It's like putting a plastic bag over the world, and preventing it from
breathing. Eventually, it will be torn open.
One and a half million Afghan people lost their lives in the 20 years
of conflict that preceded this new war. Afghanistan was reduced to rubble,
and now, the rubble is being pounded into finer dust. By the second
day of the air strikes, US pilots were returning to their bases without
dropping their assigned payload of bombs. As one pilot put it, Afghanistan
is "not a target-rich environment". At a press briefing at the Pentagon,
Donald Rumsfeld, US defense secretary, was asked if America had run
out of targets.
"First
we're going to re-hit targets," he said, "and second, we're not running
out of targets, Afghanistan is..." This was greeted with gales of laughter
in the Briefing Room.
By
the third day of the strikes, the US defense department boasted that
it had "achieved air supremacy over Afghanistan". (Did they mean that
they had destroyed both, or maybe all 16, of Afghanistan's planes?)
On
the ground in Afghanistan, the Northern Alliance-the Taliban's old enemy,
and therefore the International Coalition's newest friend-is making
headway in its push to capture Kabul. (For the archives, let it be said
that the Northern Alliance's track record is not very different from
the Taliban's. But for now, because it's inconvenient, that little detail
is being glossed over.) The visible, moderate, "acceptable" leader of
the Alliance, Ahmed Shah Masood, was killed in a suicide-bomb attack
early in September. The rest of the Northern Alliance is a brittle confederation
of brutal warlords, ex-communists, and unbending clerics. It is a disparate
group divided along ethnic lines, some of whom have tasted power in
Afghanistan in the past.
Until
the US air strikes, the Northern Alliance controlled about 5 per cent
of the geographical area of Afghanistan. Now, with the Coalition's help
and 'air cover', it is poised to topple the Taliban. Meanwhile, Taliban
soldiers, sensing imminent defeat, have begun to defect to the Alliance.
So the fighting forces are busy switching sides and changing uniforms.
But in an enterprise as cynical as this one, it seems to matter hardly
at all. Love is hate, north is south, peace is war.
Among
the global powers, there is talk of 'putting in a representative government'.
Or, on the other hand, of 'restoring' the Kingdom to Afghanistan's 89-year-old
former king, Zahir Shah, who has lived in exile in Rome since 1973.
That's the way the game goes-support Saddam Hussein, then 'take him
out'; finance the mujahideen, then bomb them to smithereens; put in
Zahir Shah and see if he's going to be a good boy. (Is it possible to
'put in' a representative government? Can you place an order for Democracy-with
extra cheese and jalapeno peppers?)
Reports
have begun to trickle in about civilian casualties, about cities emptying
out as Afghan civilians flock to the borders which have been closed.

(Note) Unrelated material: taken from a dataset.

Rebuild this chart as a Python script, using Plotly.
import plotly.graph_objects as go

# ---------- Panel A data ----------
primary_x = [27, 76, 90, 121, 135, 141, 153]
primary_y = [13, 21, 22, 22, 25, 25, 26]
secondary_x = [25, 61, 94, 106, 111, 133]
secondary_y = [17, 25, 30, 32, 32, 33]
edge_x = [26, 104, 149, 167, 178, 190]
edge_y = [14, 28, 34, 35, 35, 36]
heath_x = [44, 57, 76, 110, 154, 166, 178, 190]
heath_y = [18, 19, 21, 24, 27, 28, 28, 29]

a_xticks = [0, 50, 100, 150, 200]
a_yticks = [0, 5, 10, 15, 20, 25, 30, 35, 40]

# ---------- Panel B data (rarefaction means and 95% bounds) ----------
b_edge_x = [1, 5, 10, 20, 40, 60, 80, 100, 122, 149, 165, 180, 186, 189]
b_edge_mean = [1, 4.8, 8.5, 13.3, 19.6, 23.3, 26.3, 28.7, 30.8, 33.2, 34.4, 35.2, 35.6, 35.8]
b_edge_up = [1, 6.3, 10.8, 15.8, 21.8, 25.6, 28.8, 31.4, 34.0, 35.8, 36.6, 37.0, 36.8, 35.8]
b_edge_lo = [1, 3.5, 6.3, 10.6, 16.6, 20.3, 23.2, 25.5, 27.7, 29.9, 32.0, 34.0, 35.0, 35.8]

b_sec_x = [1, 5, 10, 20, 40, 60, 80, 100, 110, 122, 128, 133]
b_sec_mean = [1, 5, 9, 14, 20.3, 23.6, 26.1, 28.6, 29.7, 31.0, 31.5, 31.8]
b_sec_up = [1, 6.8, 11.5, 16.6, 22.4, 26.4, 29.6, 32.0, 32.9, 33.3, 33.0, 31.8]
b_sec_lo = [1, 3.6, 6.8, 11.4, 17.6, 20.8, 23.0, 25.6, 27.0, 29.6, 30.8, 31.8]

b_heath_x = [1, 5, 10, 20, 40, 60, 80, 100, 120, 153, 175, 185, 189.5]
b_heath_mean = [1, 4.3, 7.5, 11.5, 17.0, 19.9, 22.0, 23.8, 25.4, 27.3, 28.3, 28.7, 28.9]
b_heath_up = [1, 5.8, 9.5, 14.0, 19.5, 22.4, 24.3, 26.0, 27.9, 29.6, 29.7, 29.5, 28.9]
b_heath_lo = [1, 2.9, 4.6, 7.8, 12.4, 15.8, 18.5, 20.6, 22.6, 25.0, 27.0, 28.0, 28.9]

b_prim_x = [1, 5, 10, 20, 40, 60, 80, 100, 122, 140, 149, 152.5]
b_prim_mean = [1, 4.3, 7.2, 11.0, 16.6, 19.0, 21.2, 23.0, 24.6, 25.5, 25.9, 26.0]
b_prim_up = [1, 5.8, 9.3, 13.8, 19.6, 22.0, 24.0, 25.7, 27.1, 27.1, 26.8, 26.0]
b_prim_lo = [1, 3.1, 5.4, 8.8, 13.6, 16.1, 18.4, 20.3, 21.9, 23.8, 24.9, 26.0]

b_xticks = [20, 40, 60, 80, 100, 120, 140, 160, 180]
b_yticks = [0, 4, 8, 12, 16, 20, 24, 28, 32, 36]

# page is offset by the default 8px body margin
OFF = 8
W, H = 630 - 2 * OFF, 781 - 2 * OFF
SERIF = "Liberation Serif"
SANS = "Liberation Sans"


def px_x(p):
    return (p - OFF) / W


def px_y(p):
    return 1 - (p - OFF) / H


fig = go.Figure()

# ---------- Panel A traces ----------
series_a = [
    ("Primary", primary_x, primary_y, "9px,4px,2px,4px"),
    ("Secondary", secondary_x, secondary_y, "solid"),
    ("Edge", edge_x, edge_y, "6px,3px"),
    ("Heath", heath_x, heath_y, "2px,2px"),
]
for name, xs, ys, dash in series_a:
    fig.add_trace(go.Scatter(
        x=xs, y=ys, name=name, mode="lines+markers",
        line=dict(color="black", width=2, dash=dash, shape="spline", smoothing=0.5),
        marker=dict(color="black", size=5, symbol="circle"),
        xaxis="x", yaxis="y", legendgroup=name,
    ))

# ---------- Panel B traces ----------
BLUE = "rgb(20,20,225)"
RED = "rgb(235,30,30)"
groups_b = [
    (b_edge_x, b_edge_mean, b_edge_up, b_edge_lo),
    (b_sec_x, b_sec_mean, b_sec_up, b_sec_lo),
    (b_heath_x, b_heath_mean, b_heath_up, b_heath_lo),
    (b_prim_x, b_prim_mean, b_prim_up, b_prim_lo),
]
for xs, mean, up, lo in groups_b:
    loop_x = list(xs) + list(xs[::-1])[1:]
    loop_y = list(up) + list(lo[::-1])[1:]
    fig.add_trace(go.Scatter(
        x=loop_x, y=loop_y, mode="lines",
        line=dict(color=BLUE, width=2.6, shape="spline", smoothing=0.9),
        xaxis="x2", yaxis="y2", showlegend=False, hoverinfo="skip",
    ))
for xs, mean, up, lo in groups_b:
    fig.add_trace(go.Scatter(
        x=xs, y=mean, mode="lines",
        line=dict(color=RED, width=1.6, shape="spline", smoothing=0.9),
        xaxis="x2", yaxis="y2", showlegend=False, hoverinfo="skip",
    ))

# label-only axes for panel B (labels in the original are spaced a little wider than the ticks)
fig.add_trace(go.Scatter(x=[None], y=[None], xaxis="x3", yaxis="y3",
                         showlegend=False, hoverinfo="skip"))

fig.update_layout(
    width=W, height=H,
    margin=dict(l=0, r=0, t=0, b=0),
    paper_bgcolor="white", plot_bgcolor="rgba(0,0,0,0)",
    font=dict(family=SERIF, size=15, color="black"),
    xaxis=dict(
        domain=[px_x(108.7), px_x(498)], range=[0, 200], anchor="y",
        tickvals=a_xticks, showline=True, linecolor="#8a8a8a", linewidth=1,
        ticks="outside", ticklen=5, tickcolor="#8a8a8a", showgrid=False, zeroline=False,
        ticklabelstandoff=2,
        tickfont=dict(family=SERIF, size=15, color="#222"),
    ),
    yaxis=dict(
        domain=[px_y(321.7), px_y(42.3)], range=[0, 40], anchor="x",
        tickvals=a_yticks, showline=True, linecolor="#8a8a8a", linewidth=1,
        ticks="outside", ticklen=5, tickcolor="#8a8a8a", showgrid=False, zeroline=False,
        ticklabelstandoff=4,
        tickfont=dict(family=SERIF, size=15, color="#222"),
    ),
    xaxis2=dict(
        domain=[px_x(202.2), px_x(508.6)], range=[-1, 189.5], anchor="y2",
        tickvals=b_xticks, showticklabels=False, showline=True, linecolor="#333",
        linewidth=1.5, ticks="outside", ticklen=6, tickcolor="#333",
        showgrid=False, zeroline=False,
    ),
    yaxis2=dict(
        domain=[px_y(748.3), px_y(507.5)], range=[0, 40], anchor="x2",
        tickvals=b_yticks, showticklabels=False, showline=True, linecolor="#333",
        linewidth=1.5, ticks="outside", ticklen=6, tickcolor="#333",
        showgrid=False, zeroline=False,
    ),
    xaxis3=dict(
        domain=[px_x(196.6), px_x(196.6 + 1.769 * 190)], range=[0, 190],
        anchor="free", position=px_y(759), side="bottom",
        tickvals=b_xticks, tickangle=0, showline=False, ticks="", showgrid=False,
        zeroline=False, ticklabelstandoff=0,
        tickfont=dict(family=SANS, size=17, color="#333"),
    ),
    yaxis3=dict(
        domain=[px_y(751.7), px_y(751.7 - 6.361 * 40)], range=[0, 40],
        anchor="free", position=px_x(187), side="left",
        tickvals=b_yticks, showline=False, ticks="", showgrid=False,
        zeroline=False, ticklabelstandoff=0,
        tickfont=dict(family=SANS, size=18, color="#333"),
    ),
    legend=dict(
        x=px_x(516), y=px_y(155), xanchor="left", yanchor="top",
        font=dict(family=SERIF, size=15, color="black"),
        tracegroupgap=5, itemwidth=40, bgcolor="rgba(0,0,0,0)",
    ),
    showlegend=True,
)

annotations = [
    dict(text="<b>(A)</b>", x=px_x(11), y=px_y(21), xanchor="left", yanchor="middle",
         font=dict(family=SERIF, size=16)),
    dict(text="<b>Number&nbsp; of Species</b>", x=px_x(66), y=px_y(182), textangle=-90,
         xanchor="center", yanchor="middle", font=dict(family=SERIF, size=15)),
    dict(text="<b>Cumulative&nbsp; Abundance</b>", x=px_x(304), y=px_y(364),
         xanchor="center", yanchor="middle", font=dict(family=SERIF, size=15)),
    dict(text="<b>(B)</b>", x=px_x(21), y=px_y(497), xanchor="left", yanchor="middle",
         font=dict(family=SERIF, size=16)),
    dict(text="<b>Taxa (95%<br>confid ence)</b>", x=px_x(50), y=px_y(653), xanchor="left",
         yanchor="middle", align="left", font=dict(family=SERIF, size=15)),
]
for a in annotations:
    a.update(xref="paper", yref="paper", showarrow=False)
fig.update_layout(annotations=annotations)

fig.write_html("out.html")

Main arterial roads have been blown up or sealed off. Those who have
experience of working in Afghanistan say that by early November, food
convoys will not be able to reach the millions of Afghans (7.5 million
according to the UN) who run the very real risk of starving to death
during the course of this winter. They say that in the days that are
left before winter sets in, there can either be a war, or an attempt
to reach food to the hungry. Not both.
As
a gesture of humanitarian support, the US government air-dropped 37,000
packets of emergency rations into Afghanistan. It says it plans to drop
a total of 5,000,000 packets. That will still only add up to a single
meal for half-a-million people out of the several million in dire need
of food. Aid workers have condemned it as a cynical, dangerous, public-relations
exercise. They say that air-dropping food packets is worse than futile.

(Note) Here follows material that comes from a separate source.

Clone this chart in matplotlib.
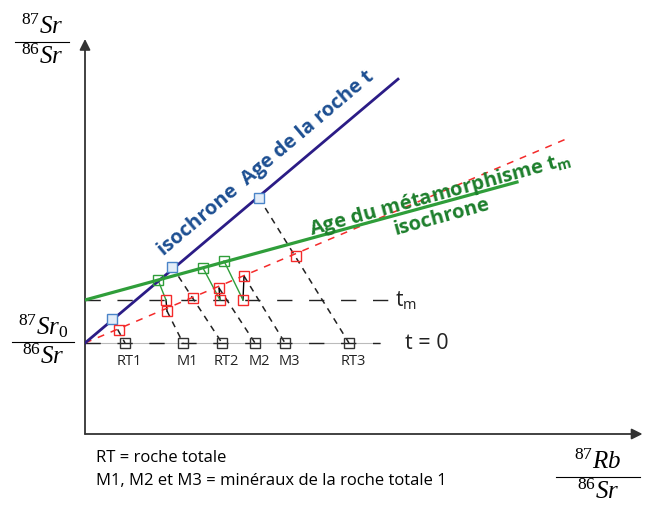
import numpy as np
import matplotlib
matplotlib.use("Agg")
import matplotlib.pyplot as plt

plt.rcParams["font.family"] = ["Open Sans", "DejaVu Sans"]
plt.rcParams["mathtext.fontset"] = "custom"
plt.rcParams["mathtext.rm"] = "Liberation Serif"
plt.rcParams["mathtext.it"] = "Liberation Serif:italic"
plt.rcParams["lines.scale_dashes"] = False

# rapports initiaux 87Sr/86Sr
sr0 = 1.82      # à la formation (t = 0)
sr_tm = 2.68    # rééquilibrage au métamorphisme (tm)

rt_labels = ["RT1", "RT2", "RT3"]
m_labels = ["M1", "M2", "M3"]

# positions à t = 0 (sur la droite Sr0)
rt_x0 = [0.80, 2.74, 5.28]
m_x0 = [1.96, 3.40, 4.00]

# roches totales aujourd'hui
rt_x_now = [0.54, 1.74, 3.48]
rt_y_now = [2.30, 3.35, 4.72]

# roches totales au moment du métamorphisme
rt_x_tm = [0.68, 2.16, 4.22]
rt_y_tm = [2.08, 2.72, 3.56]

# minéraux juste avant le métamorphisme
m_x_pre = [1.64, 2.68, 3.18]
m_y_pre = [2.46, 2.92, 3.16]

# minéraux après rééquilibrage (sur la droite tm)
m_x_post = [1.62, 2.70, 3.16]

# minéraux aujourd'hui
m_x_now = [1.46, 2.36, 2.78]
m_y_now = [3.08, 3.32, 3.46]

# isochrones : pente et extension en x
rock_slope, rock_xmax = 0.843, 6.26
meta_slope, meta_xmax = 0.273, 8.64
tm_slope, tm_xmax = 0.424, 9.7

BLUE_LINE = "#2b1c86"
BLUE_TEXT = "#1d4f92"
GREEN_LINE = "#2f9e3a"
GREEN_TEXT = "#1d7f2c"
RED = "#f42a2a"
DARK = "#222222"

fig = plt.figure(figsize=(6.45, 5.1), dpi=100)
ax = fig.add_axes([85 / 645, 75 / 510, 555 / 645, 395 / 510])
ax.set_xlim(0, 11.1)
ax.set_ylim(0, 7.9)
ax.axis("off")

# axes fléchés
arrow = dict(arrowstyle="-|>", color="#333333", lw=1.3, mutation_scale=16,
             shrinkA=0, shrinkB=0)
ax.annotate("", xy=(0, 7.9), xytext=(0, 0), arrowprops=arrow, annotation_clip=False)
ax.annotate("", xy=(11.15, 0), xytext=(0, 0), arrowprops=arrow, annotation_clip=False)

# droites horizontales t = 0 et tm
ax.plot([0, 5.9], [sr0, sr0], color="#bbbbbb", lw=0.8, zorder=1)
ax.plot([0, 5.9], [sr0, sr0], color=DARK, lw=1.0, dashes=(11, 12), zorder=1)
ax.plot([0, 6.06], [sr_tm, sr_tm], color=DARK, lw=1.0, dashes=(11, 12), zorder=1)
ax.text(6.2, sr_tm, r"t$\mathregular{_m}$", fontsize=15, va="center", ha="left", color=DARK)
ax.text(6.4, sr0, "t = 0", fontsize=15.5, va="center", ha="left", color=DARK)

# trajets (pointillés noirs) vers t = 0
for x1, y1, x0 in zip(rt_x_now, rt_y_now, rt_x0):
    ax.plot([x1, x0], [y1, sr0], color=DARK, lw=1.1, dashes=(4.5, 4), zorder=2)
for x1, y1, x0 in zip(m_x_pre, m_y_pre, m_x0):
    ax.plot([x1, x0], [y1, sr0], color=DARK, lw=1.1, dashes=(4.5, 4), zorder=2)

# rééquilibrage des minéraux à tm
for x1, y1, x2 in zip(m_x_pre, m_y_pre, m_x_post):
    ax.plot([x1, x2], [y1, sr_tm], color="black", lw=1.0, zorder=2)
for x2, x3, y3 in zip(m_x_post, m_x_now, m_y_now):
    ax.plot([x2, x3], [sr_tm, y3], color=GREEN_LINE, lw=1.0, zorder=2)

# isochrones
xr = np.array([0, tm_xmax])
ax.plot(xr, sr0 + tm_slope * xr, color=RED, lw=1.1, dashes=(5, 5), zorder=3)
xr = np.array([0, rock_xmax])
ax.plot(xr, sr0 + rock_slope * xr, color=BLUE_LINE, lw=2.0, zorder=3)
xr = np.array([0, meta_xmax])
ax.plot(xr, sr_tm + meta_slope * xr, color=GREEN_LINE, lw=2.3, zorder=3)

# points
sq = dict(marker="s", ms=6.5, ls="none", mew=1.0, zorder=5)
ax.plot(rt_x0 + m_x0, [sr0] * 6, mec="#333333", mfc="none", **sq)
ax.plot(rt_x_now, rt_y_now, mec="#4a84c8", mfc="#e4edf8", **sq)
ax.plot(rt_x_tm + m_x_pre + m_x_post, rt_y_tm + m_y_pre + [sr_tm] * 3,
        mec=RED, mfc="none", **sq)
ax.plot(m_x_now, m_y_now, mec=GREEN_LINE, mfc="none", **sq)

for x, lab in zip(rt_x0 + m_x0, rt_labels + m_labels):
    ax.annotate(lab, (x, sr0), xytext=(3, -7), textcoords="offset points",
                ha="center", va="top", fontsize=10.5, color=DARK)

# libellés des isochrones
ang_rock = np.degrees(np.arctan(rock_slope))
ang_meta = np.degrees(np.arctan(meta_slope))
ax.text(3.62, 5.44, "isochrone  Age de la roche t", rotation=ang_rock,
        rotation_mode="anchor", ha="center", va="center", fontsize=14.5,
        fontweight="bold", color=BLUE_TEXT)
ax.text(7.1, 4.8, r"Age du métamorphisme t$\mathregular{_m}$", rotation=ang_meta,
        rotation_mode="anchor", ha="center", va="center", fontsize=14.5,
        fontweight="bold", color=GREEN_TEXT)
ax.text(7.14, 4.36, "isochrone", rotation=ang_meta, rotation_mode="anchor",
        ha="center", va="center", fontsize=14.5, fontweight="bold", color=GREEN_TEXT)

# titres des axes (fractions)
W, H = 645, 510


def fraction(top, bottom, xc, y_line, half):
    fig.text(xc / W, 1 - (y_line - 3) / H, top, ha="center", va="bottom", fontsize=18)
    fig.text(xc / W, 1 - (y_line + 2) / H, bottom, ha="center", va="top", fontsize=18)
    fig.add_artist(plt.Line2D([(xc - half) / W, (xc + half) / W],
                              [1 - y_line / H, 1 - y_line / H], color="black", lw=0.8))


fraction(r"$^{87}Sr$", r"$^{86}Sr$", 42, 43, 27)
fraction(r"$^{87}Sr_0$", r"$^{86}Sr$", 43, 343, 31)
fraction(r"$^{87}Rb$", r"$^{86}Sr$", 598, 478, 42)

fig.text(96 / W, 1 - 458 / H, "RT = roche totale", fontsize=12, va="center")
fig.text(96 / W, 1 - 481 / H, "M1, M2 et M3 = minéraux de la roche totale 1",
         fontsize=12, va="center")

fig.savefig("out.png", dpi=100)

First, because the food will never get to those who really need it.
More dangerously, those who run out to retrieve the packets risk being
blown up by landmines. A tragic alms race.
Nevertheless,
the food packets had a photo-op all to themselves. Their contents were
listed in major newspapers. They were vegetarian, we're told, as per
Muslim Dietary Law(!) Each yellow packet, decorated with the American
flag, contained: rice, peanut butter, bean salad, strawberry jam, crackers,
raisins, flat bread, an apple fruit bar, seasoning, matches, a set of
plastic cutlery, a serviette and illustrated user instructions.
After
three years of unremitting drought, an air-dropped airline meal in Jalalabad!

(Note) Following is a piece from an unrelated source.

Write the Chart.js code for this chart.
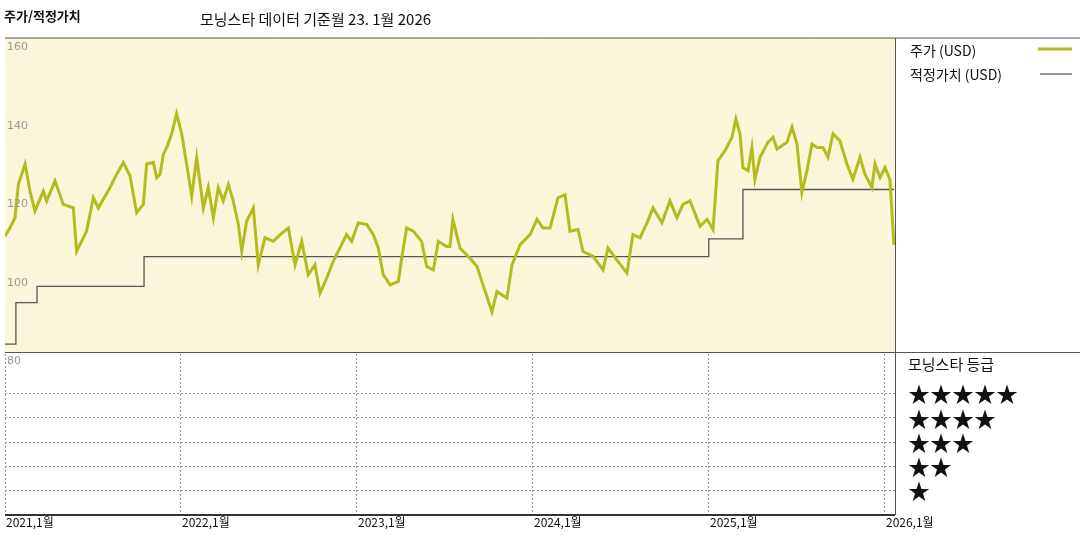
<!DOCTYPE html>
<html>
<head>
<meta charset="utf-8">
<script src="https://cdn.jsdelivr.net/npm/chart.js@4"></script>
<style>
  body { margin: 0; background: #fff; font-family: "Noto Sans CJK KR", sans-serif; }
  #wrap { position: relative; width: 1080px; height: 540px; }
  .t { position: absolute; white-space: nowrap; color: #111; }
</style>
</head>
<body>
<div id="wrap">
  <canvas id="chart" width="1080" height="540"></canvas>
  <div class="t" style="left:4px;top:6px;font-size:13px;font-weight:bold;">주가/적정가치</div>
  <div class="t" style="left:200px;top:8px;font-size:15px;">모닝스타 데이터 기준월 23. 1월 2026</div>
  <div class="t" style="left:910px;top:40px;font-size:14px;">주가 (USD)</div>
  <div class="t" style="left:910px;top:64px;font-size:14px;">적정가치 (USD)</div>
  <div class="t" style="left:908px;top:353px;font-size:15px;">모닝스타 등급</div>
  <div class="t" style="left:908px;top:376px;font-size:22px;">★★★★★</div>
  <div class="t" style="left:908px;top:401px;font-size:22px;">★★★★</div>
  <div class="t" style="left:908px;top:425px;font-size:22px;">★★★</div>
  <div class="t" style="left:908px;top:449px;font-size:22px;">★★</div>
  <div class="t" style="left:908px;top:473px;font-size:22px;">★</div>
</div>
<script>
const priceYears = [2021.000,2021.028,2021.057,2021.076,2021.114,2021.142,2021.170,2021.218,2021.237,2021.284,
  2021.331,2021.388,2021.407,2021.464,2021.502,2021.530,2021.597,2021.635,2021.672,2021.710,
  2021.748,2021.786,2021.805,2021.843,2021.862,2021.881,2021.900,2021.919,2021.947,2021.975,
  2022.004,2022.032,2022.061,2022.089,2022.127,2022.155,2022.184,2022.212,2022.240,2022.269,
  2022.297,2022.326,2022.345,2022.373,2022.411,2022.439,2022.477,2022.525,2022.563,2022.610,
  2022.648,2022.686,2022.723,2022.761,2022.790,2022.828,2022.865,2022.903,2022.941,2022.970,
  2023.007,2023.055,2023.093,2023.121,2023.149,2023.188,2023.235,2023.254,2023.282,2023.320,
  2023.367,2023.396,2023.434,2023.462,2023.510,2023.528,2023.545,2023.585,2023.642,2023.682,
  2023.716,2023.767,2023.795,2023.852,2023.881,2023.926,2023.983,2024.023,2024.057,2024.097,
  2024.142,2024.182,2024.210,2024.256,2024.284,2024.341,2024.398,2024.426,2024.483,2024.534,
  2024.568,2024.608,2024.648,2024.682,2024.733,2024.778,2024.818,2024.852,2024.892,2024.949,
  2024.989,2025.023,2025.051,2025.091,2025.131,2025.153,2025.176,2025.193,2025.222,2025.244,
  2025.261,2025.290,2025.335,2025.364,2025.386,2025.443,2025.472,2025.500,2025.528,2025.557,
  2025.585,2025.614,2025.648,2025.676,2025.705,2025.744,2025.784,2025.818,2025.858,2025.886,
  2025.926,2025.943,2025.972,2026.000,2026.028,2026.051];
const priceValues = [109.5,111.6,114.2,122.7,127.9,121.0,115.9,121.0,118.5,123.6,
  117.6,116.7,105.6,110.8,119.3,116.7,121.9,125.3,128.3,124.9,
  115.5,117.6,127.9,128.3,124.4,125.3,130.4,132.1,135.6,140.7,
  135.6,127.9,119.7,129.6,116.7,121.9,114.2,121.9,118.5,122.7,
  118.5,112.5,105.6,113.3,116.7,102.2,109.1,108.2,109.9,111.6,
  102.2,108.2,99.7,102.2,95.0,98.8,103.1,106.5,109.9,108.2,
  112.9,112.5,109.9,106.5,99.7,97.1,98.0,103.9,111.6,110.8,
  108.2,101.8,100.9,108.2,106.9,106.9,113.8,106.5,103.9,101.8,
  97.1,90.2,95.4,93.7,102.2,107.3,109.9,113.8,111.6,111.6,
  119.3,120.1,110.8,111.2,105.6,104.4,100.9,106.5,103.1,100.1,
  109.9,109.1,112.9,116.7,112.9,118.5,114.2,117.6,118.5,112.0,
  113.8,111.2,128.7,131.3,134.7,139.4,135.6,127.0,126.2,132.1,
  124.0,129.6,133.4,134.7,131.7,133.4,137.3,133.0,120.6,126.2,
  133.0,132.1,132.1,129.6,135.6,133.8,127.9,124.0,129.6,125.3,
  121.9,127.9,124.4,127.0,124.0,107.3];

// fair value steps
const fairYears = [2021.000, 2021.062, 2021.182, 2021.790, 2024.999, 2025.193, 2026.051];
const fairValues = [82.0, 92.6, 96.7, 104.3, 108.8, 121.4, 121.4];

// star rating segments: [start, end, stars]
const ratingSegments = [
  [2021.000, 2022.335, 2], [2021.052, 2021.060, 1],
  [2022.335, 2023.756, 3], [2023.768, 2023.778, 4],
  [2023.795, 2024.125, 3], [2024.131, 2024.210, 2],
  [2024.216, 2024.693, 3], [2024.693, 2024.994, 2],
  [2025.006, 2025.040, 3], [2025.045, 2025.188, 2],
  [2025.193, 2025.460, 3], [2025.466, 2025.528, 2],
  [2025.534, 2026.045, 3]
];
const yearTicks = [2021, 2022, 2023, 2024, 2025, 2026];
const yearLabels = ['2021,1월', '2022,1월', '2023,1월', '2024,1월', '2025,1월', '2026,1월'];
const priceTicks = [80, 100, 120, 140, 160];

const ratingSets = ratingSegments.map(s => ({
  data: [{ x: s[0], y: s[2] }, { x: s[1], y: s[2] }],
  borderColor: s[2] === 1 ? '#555' : '#3c3c3c',
  borderWidth: s[2] === 1 ? 14 : 18,
  borderCapStyle: 'butt', pointRadius: 0, yAxisID: 'r', clip: false
}));

const decor = {
  id: 'decor',
  beforeDatasetsDraw(chart) {
    const c = chart.ctx, a = chart.chartArea, y = chart.scales.y;
    c.save();
    c.fillStyle = '#faf6da';
    c.fillRect(a.left, y.top, a.width, y.bottom - y.top);
    c.restore();
  },
  afterDraw(chart) {
    const c = chart.ctx, a = chart.chartArea, x = chart.scales.x, y = chart.scales.y;
    c.save();
    c.strokeStyle = '#555'; c.lineWidth = 1;
    c.beginPath();
    c.moveTo(a.left, a.top); c.lineTo(1080, a.top);
    c.moveTo(a.right + 0.5, a.top); c.lineTo(a.right + 0.5, a.bottom);
    c.moveTo(a.left, y.bottom + 0.5); c.lineTo(1080, y.bottom + 0.5);
    c.stroke();
    c.strokeStyle = '#333'; c.lineWidth = 2;
    c.beginPath(); c.moveTo(a.left, a.bottom); c.lineTo(a.right, a.bottom); c.stroke();
    c.fillStyle = '#999'; c.font = '11px "DejaVu Sans"'; c.textBaseline = 'top';
    priceTicks.forEach(v => c.fillText(String(v), a.left + 2, y.getPixelForValue(v) + 4));
    c.fillStyle = '#111'; c.font = '12px "Noto Sans CJK KR"';
    yearTicks.forEach((t, i) => c.fillText(yearLabels[i], x.getPixelForValue(t) + 1, a.bottom + 1));
    c.strokeStyle = '#b3bb1f'; c.lineWidth = 3;
    c.beginPath(); c.moveTo(1038, 49); c.lineTo(1072, 49); c.stroke();
    c.strokeStyle = '#555'; c.lineWidth = 1.2;
    c.beginPath(); c.moveTo(1040, 74); c.lineTo(1072, 74); c.stroke();
    c.restore();
  }
};

new Chart(document.getElementById('chart'), {
  type: 'line',
  data: {
    datasets: [
      { data: priceYears.map((t, i) => ({ x: t, y: priceValues[i] })), borderColor: '#b3bb1f', borderWidth: 3, pointRadius: 0, tension: 0, yAxisID: 'y' },
      { data: fairYears.map((t, i) => ({ x: t, y: fairValues[i] })), borderColor: '#555', borderWidth: 1.3, pointRadius: 0, stepped: 'before', yAxisID: 'y' }
    ].concat(ratingSets)
  },
  options: {
    responsive: false, animation: false,
    layout: { padding: { left: 5, right: 185, top: 38, bottom: 25 } },
    plugins: { legend: { display: false }, tooltip: { enabled: false } },
    scales: {
      x: { type: 'linear', min: 2021, max: 2026.057, afterBuildTicks: s => { s.ticks = yearTicks.map(v => ({ value: v })); },
           ticks: { display: false }, grid: { color: '#999', drawTicks: false }, border: { display: false, dash: [2, 2] } },
      r: { type: 'linear', min: 0, max: 6.7, stack: 'p', stackWeight: 163, position: 'left', offset: false,
           afterBuildTicks: s => { s.ticks = [1, 2, 3, 4, 5].map(v => ({ value: v })); },
           ticks: { display: false }, grid: { color: '#999', drawTicks: false }, border: { display: false, dash: [2, 2] } },
      y: { type: 'linear', min: 80, max: 160, stack: 'p', stackWeight: 314, position: 'left',
           afterBuildTicks: s => { s.ticks = priceTicks.map(v => ({ value: v })); },
           ticks: { display: false }, grid: { color: '#777', drawTicks: false }, border: { display: false, dash: [2, 2] } }
    }
  },
  plugins: [decor]
});
</script>
</body>
</html>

The level of cultural ineptitude, the failure to understand what months
of relentless hunger and grinding poverty really mean, the US government's
attempt to use even this abject misery to boost its self-image, beggars
description.
Reverse
the scenario for a moment. Imagine if the Taliban government was to
bomb New York City, saying all the while that its real target was the
US government and its policies. And suppose, during breaks between the
bombing, the Taliban dropped a few thousand packets containing nan and
kababs impaled on an Afghan flag. Would the good people of New York
ever find it in themselves to forgive the Afghan government? Even if
they were hungry, even if they needed the food, even if they ate it,
how would they ever forget the insult, the condescension? Rudy Giuliani,
Mayor of New York City, returned a gift of $10 million from a Saudi
prince because it came with a few words of friendly advice about American
policy in the Middle East. Is pride a luxury only the rich are entitled
to?
Far
from stamping it out, igniting this kind of rage is what creates terrorism.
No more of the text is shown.